* **What you are asked to do**
Reproduce the listing below exactly, minus its pictures.

Start of Material

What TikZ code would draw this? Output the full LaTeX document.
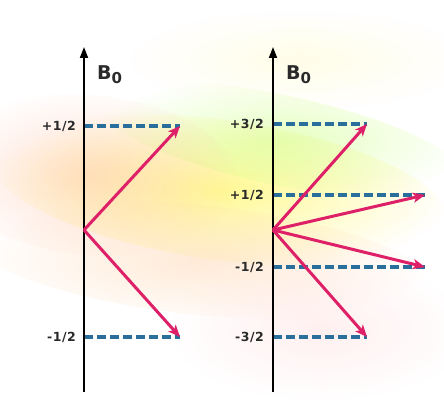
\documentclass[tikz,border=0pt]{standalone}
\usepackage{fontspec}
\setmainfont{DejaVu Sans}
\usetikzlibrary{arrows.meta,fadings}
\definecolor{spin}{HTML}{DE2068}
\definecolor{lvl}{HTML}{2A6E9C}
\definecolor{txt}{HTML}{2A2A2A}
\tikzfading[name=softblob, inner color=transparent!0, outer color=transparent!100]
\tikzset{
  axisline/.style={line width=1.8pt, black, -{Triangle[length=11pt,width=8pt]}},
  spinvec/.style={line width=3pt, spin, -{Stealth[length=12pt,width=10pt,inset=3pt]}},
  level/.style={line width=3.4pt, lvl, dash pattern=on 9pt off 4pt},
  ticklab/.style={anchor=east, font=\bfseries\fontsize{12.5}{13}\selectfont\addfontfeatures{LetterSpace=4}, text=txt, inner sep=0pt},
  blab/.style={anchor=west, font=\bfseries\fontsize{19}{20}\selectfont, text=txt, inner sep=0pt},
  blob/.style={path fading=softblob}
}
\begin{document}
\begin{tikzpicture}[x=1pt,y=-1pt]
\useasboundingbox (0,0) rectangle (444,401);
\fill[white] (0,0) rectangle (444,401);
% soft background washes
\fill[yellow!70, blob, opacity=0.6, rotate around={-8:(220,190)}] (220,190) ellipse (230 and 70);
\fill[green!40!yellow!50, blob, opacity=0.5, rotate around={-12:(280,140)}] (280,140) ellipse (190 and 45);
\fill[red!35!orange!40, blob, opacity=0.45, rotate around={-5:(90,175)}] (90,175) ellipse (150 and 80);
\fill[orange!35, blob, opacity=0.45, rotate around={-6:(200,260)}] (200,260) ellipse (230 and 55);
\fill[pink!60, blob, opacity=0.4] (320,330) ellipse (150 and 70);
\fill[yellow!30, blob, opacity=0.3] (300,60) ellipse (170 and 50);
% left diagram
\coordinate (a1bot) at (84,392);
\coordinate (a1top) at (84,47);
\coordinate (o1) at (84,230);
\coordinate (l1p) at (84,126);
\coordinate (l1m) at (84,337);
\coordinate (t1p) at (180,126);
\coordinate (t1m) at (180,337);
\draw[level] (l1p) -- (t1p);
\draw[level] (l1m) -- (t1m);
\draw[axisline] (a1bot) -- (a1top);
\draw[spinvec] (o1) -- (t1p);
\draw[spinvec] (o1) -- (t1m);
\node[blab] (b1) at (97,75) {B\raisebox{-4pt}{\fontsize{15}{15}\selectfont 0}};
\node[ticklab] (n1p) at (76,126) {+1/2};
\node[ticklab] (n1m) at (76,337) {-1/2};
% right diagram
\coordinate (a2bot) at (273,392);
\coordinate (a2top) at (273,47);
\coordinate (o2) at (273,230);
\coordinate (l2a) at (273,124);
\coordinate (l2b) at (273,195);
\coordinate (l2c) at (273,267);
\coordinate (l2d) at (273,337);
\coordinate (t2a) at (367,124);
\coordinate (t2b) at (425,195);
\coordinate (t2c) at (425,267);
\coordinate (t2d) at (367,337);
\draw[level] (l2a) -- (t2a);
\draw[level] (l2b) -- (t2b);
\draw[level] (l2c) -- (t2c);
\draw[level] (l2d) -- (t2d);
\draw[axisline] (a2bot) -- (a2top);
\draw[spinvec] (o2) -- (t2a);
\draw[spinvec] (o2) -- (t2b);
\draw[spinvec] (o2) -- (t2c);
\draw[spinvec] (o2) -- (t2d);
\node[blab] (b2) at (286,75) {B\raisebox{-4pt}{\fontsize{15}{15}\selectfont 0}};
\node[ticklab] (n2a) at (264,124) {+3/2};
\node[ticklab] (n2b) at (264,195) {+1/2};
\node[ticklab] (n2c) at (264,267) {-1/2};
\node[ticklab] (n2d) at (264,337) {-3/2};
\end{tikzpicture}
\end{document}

End of Material

* **Response**
What TikZ code would draw this? Output the full LaTeX document.
\documentclass[tikz,border=0pt]{standalone}
\usepackage{fontspec}
\setmainfont{DejaVu Sans}
\usetikzlibrary{arrows.meta,fadings}
\definecolor{spin}{HTML}{DE2068}
\definecolor{lvl}{HTML}{2A6E9C}
\definecolor{txt}{HTML}{2A2A2A}
\tikzfading[name=softblob, inner color=transparent!0, outer color=transparent!100]
\tikzset{
  axisline/.style={line width=1.8pt, black, -{Triangle[length=11pt,width=8pt]}},
  spinvec/.style={line width=3pt, spin, -{Stealth[length=12pt,width=10pt,inset=3pt]}},
  level/.style={line width=3.4pt, lvl, dash pattern=on 9pt off 4pt},
  ticklab/.style={anchor=east, font=\bfseries\fontsize{12.5}{13}\selectfont\addfontfeatures{LetterSpace=4}, text=txt, inner sep=0pt},
  blab/.style={anchor=west, font=\bfseries\fontsize{19}{20}\selectfont, text=txt, inner sep=0pt},
  blob/.style={path fading=softblob}
}
\begin{document}
\begin{tikzpicture}[x=1pt,y=-1pt]
\useasboundingbox (0,0) rectangle (444,401);
\fill[white] (0,0) rectangle (444,401);
% soft background washes
\fill[yellow!70, blob, opacity=0.6, rotate around={-8:(220,190)}] (220,190) ellipse (230 and 70);
\fill[green!40!yellow!50, blob, opacity=0.5, rotate around={-12:(280,140)}] (280,140) ellipse (190 and 45);
\fill[red!35!orange!40, blob, opacity=0.45, rotate around={-5:(90,175)}] (90,175) ellipse (150 and 80);
\fill[orange!35, blob, opacity=0.45, rotate around={-6:(200,260)}] (200,260) ellipse (230 and 55);
\fill[pink!60, blob, opacity=0.4] (320,330) ellipse (150 and 70);
\fill[yellow!30, blob, opacity=0.3] (300,60) ellipse (170 and 50);
% left diagram
\coordinate (a1bot) at (84,392);
\coordinate (a1top) at (84,47);
\coordinate (o1) at (84,230);
\coordinate (l1p) at (84,126);
\coordinate (l1m) at (84,337);
\coordinate (t1p) at (180,126);
\coordinate (t1m) at (180,337);
\draw[level] (l1p) -- (t1p);
\draw[level] (l1m) -- (t1m);
\draw[axisline] (a1bot) -- (a1top);
\draw[spinvec] (o1) -- (t1p);
\draw[spinvec] (o1) -- (t1m);
\node[blab] (b1) at (97,75) {B\raisebox{-4pt}{\fontsize{15}{15}\selectfont 0}};
\node[ticklab] (n1p) at (76,126) {+1/2};
\node[ticklab] (n1m) at (76,337) {-1/2};
% right diagram
\coordinate (a2bot) at (273,392);
\coordinate (a2top) at (273,47);
\coordinate (o2) at (273,230);
\coordinate (l2a) at (273,124);
\coordinate (l2b) at (273,195);
\coordinate (l2c) at (273,267);
\coordinate (l2d) at (273,337);
\coordinate (t2a) at (367,124);
\coordinate (t2b) at (425,195);
\coordinate (t2c) at (425,267);
\coordinate (t2d) at (367,337);
\draw[level] (l2a) -- (t2a);
\draw[level] (l2b) -- (t2b);
\draw[level] (l2c) -- (t2c);
\draw[level] (l2d) -- (t2d);
\draw[axisline] (a2bot) -- (a2top);
\draw[spinvec] (o2) -- (t2a);
\draw[spinvec] (o2) -- (t2b);
\draw[spinvec] (o2) -- (t2c);
\draw[spinvec] (o2) -- (t2d);
\node[blab] (b2) at (286,75) {B\raisebox{-4pt}{\fontsize{15}{15}\selectfont 0}};
\node[ticklab] (n2a) at (264,124) {+3/2};
\node[ticklab] (n2b) at (264,195) {+1/2};
\node[ticklab] (n2c) at (264,267) {-1/2};
\node[ticklab] (n2d) at (264,337) {-3/2};
\end{tikzpicture}
\end{document}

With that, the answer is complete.